Idelalisib is a first-in-class oral inhibitor of phosphatidylinositol 3-kinase (PI3K) delta, an enzyme that is overexpressed in B-cell malignancies and has a role in the viability, proliferation and migration of these cancer cells.
The usual dose of Zydelig is 150mg twice daily continued until disease progression or unacceptable toxicity occurs. Treatment should be withheld if the patient develops severe diarrhoea/colitis, pneumonitis, rash or if liver enzymes are significantly raised. When the adverse reaction has suitably resolved, patients can restart Zydelig at a reduced dose of 100mg twice daily which can then be increased to 150mg twice daily if appropriate.
Investigators assessed the efficacy and safety of idelalisib in refractory chronic lymphocytic leukaemia in a randomised, double-blind placebo-controlled phase III study. Patients (n=220) were eligible if they were unable to receive cytotoxic chemotherapy because of renal impairment, major co-existing illness or if they had developed myelosuppression from previous therapy.
Participants were randomised to receive 8 cycles of rituximab plus continuous idelalisib (150g twice daily) or placebo. The primary endpoint was progression-free survival (PFS).
At the first prespecified interim analysis, the study was terminated owing to evidence of overwhelming efficacy with idelalisib.
At 24 weeks, the PFS rate was 93% in the idelalisib group compared with 46% in the placebo group (adjusted HR for progression or death in the idelalisib group, 0.15, 95% CI 0.08-0.28, p<0.001). The median duration of PFS was 5.5 months in the placebo group but was not reached in the idelalisib group. The overall survival rate in patients treated with idelalisib was also superior to that in patients who received placebo (92% vs 80% at 12 months).

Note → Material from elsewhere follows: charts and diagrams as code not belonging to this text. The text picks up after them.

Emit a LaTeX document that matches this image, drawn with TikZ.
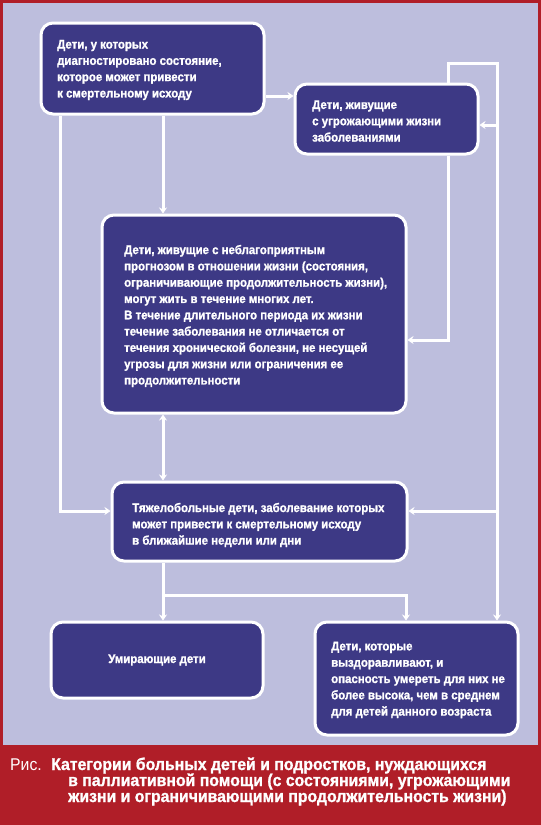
\documentclass[tikz,border=0pt]{standalone}
\usepackage{fontspec}
\setmainfont{Liberation Sans}
\newfontfamily\bx[FakeStretch=0.915, BoldFeatures={FakeBold=1.2}]{Liberation Sans}
\newfontfamily\cx[FakeStretch=0.93, BoldFeatures={FakeBold=1.2}]{Liberation Sans}
\usetikzlibrary{arrows.meta}
\definecolor{lav}{RGB}{189,190,221}
\definecolor{navy}{RGB}{61,57,133}
\definecolor{redd}{RGB}{176,30,40}
\begin{document}
\begin{tikzpicture}[x=1pt,y=-1pt,
  box/.style={draw=white, line width=3pt, fill=navy, rounded corners=12pt, inner sep=0pt},
  txt/.style={text=white, align=left, inner sep=0pt, anchor=west,
    font=\bx\bfseries\fontsize{12.5}{16.3}\selectfont},
  conn/.style={draw=white, line width=3pt, -{Stealth[length=6pt,width=8pt]}},
  dconn/.style={draw=white, line width=3pt, {Stealth[length=6pt,width=8pt]}-{Stealth[length=6pt,width=8pt]}},
  captxt/.style={text=white, inner sep=0pt, anchor=base west, font=\cx\bfseries\fontsize{17}{16.3}\selectfont}]
\useasboundingbox (0,0) rectangle (541,825);
\fill[redd] (0,0) rectangle (541,825);
\fill[lav] (3,3) rectangle (538,745);

% boxes
\node[box, minimum width=223pt, minimum height=91pt] (A) at (152.5,68.5) {};
\node[box, minimum width=183pt, minimum height=70pt] (B) at (386.5,119) {};
\node[box, minimum width=304pt, minimum height=198pt] (C) at (254,314) {};
\node[box, minimum width=295pt, minimum height=79pt] (D) at (259.5,521.5) {};
\node[box, minimum width=212pt, minimum height=76pt, text=white,
  font=\bx\bfseries\fontsize{12.5}{16.3}\selectfont] (E) at (157,660) {Умирающие дети};
\node[box, minimum width=203pt, minimum height=113pt] (F) at (416.5,678.5) {};

% texts
\node[txt] (At) at (57,70) {Дети, у которых\\диагностировано состояние,\\которое может привести\\к смертельному исходу};
\node[txt] (Bt) at (312,121) {Дети, живущие\\с угрожающими жизни\\заболеваниями};
\node[txt] (Ct) at (124,316) {Дети, живущие с неблагоприятным\\прогнозом в отношении жизни (состояния,\\ограничивающие продолжительность жизни),\\могут жить в течение многих лет.\\В течение длительного периода их жизни\\течение заболевания не отличается от\\течения хронической болезни, не несущей\\угрозы для жизни или ограничения ее\\продолжительности};
\node[txt] (Dt) at (132,525) {Тяжелобольные дети, заболевание которых\\может привести к смертельному исходу\\в ближайшие недели или дни};
\node[txt] (Ft) at (331,680) {Дети, которые\\выздоравливают, и\\опасность умереть для них не\\более высока, чем в среднем\\для детей данного возраста};

% junction coordinates
\coordinate (jB) at (497,125);
\coordinate (jD) at (497,511);
\coordinate (jL) at (60,511);
\coordinate (jE) at (163,595);
\coordinate (jC) at (448,340);

% connectors
\draw[conn] (A.east |- 0,96) -- (B.west |- 0,96);
\draw[conn] (A.south -| 163,0) -- (C.north -| 163,0);
\draw[conn] (A.south -| 60,0) -- (jL) -- (D.west |- jL);
\draw[conn] (B.south -| jC) -- (jC) -- (C.east |- jC);
\draw[conn] (B.north -| 448,0) -- (448,63) -- (497,63) -- (F.north -| 497,0);
\draw[conn] (jB) -- (B.east |- jB);
\draw[conn] (jD) -- (D.east |- jD);
\draw[dconn] (C.south -| 163,0) -- (D.north -| 163,0);
\draw[conn] (D.south -| 163,0) -- (E.north -| 163,0);
\draw[conn] (jE) -- (406,595) -- (F.north -| 406,0);

% caption
\node[captxt, font=\cx\fontsize{17}{16.3}\selectfont] (cr) at (10,770) {Рис.};
\node[captxt] (c1) at (51,770) {Категории больных детей и подростков, нуждающихся};
\node[captxt] (c2) at (68,786) {в паллиативной помощи (с состояниями, угрожающими};
\node[captxt] (c3) at (68,802) {жизни и ограничивающими продолжительность жизни)};
\end{tikzpicture}
\end{document}
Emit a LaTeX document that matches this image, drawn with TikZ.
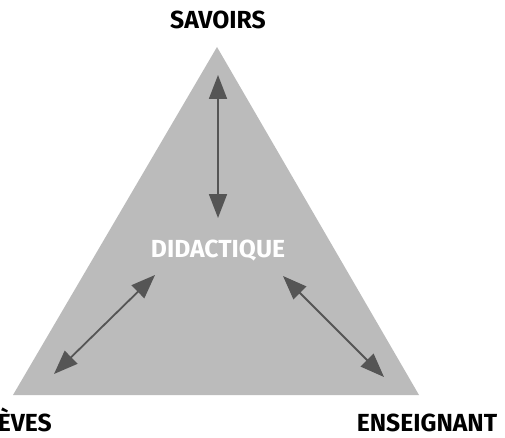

In a single-group, open label phase II study, 125 patients with indolent non-Hodgkin's lymphoma who had not responded to rituximab and an alkylating agent, or had relapsed following treatment, were given idelalisib 150mg twice daily as monotherapy until disease progressed or the patient withdrew from the study.
Patients had received a median of four prior therapies and had a median age of 64 years. The response rate (primary endpoint) was 57% (95% CI 48-66%), with 6% of patients meeting the criteria for a complete response. Responses lasted for a median of 12.5 months, and the median duration of PFS was 11 months.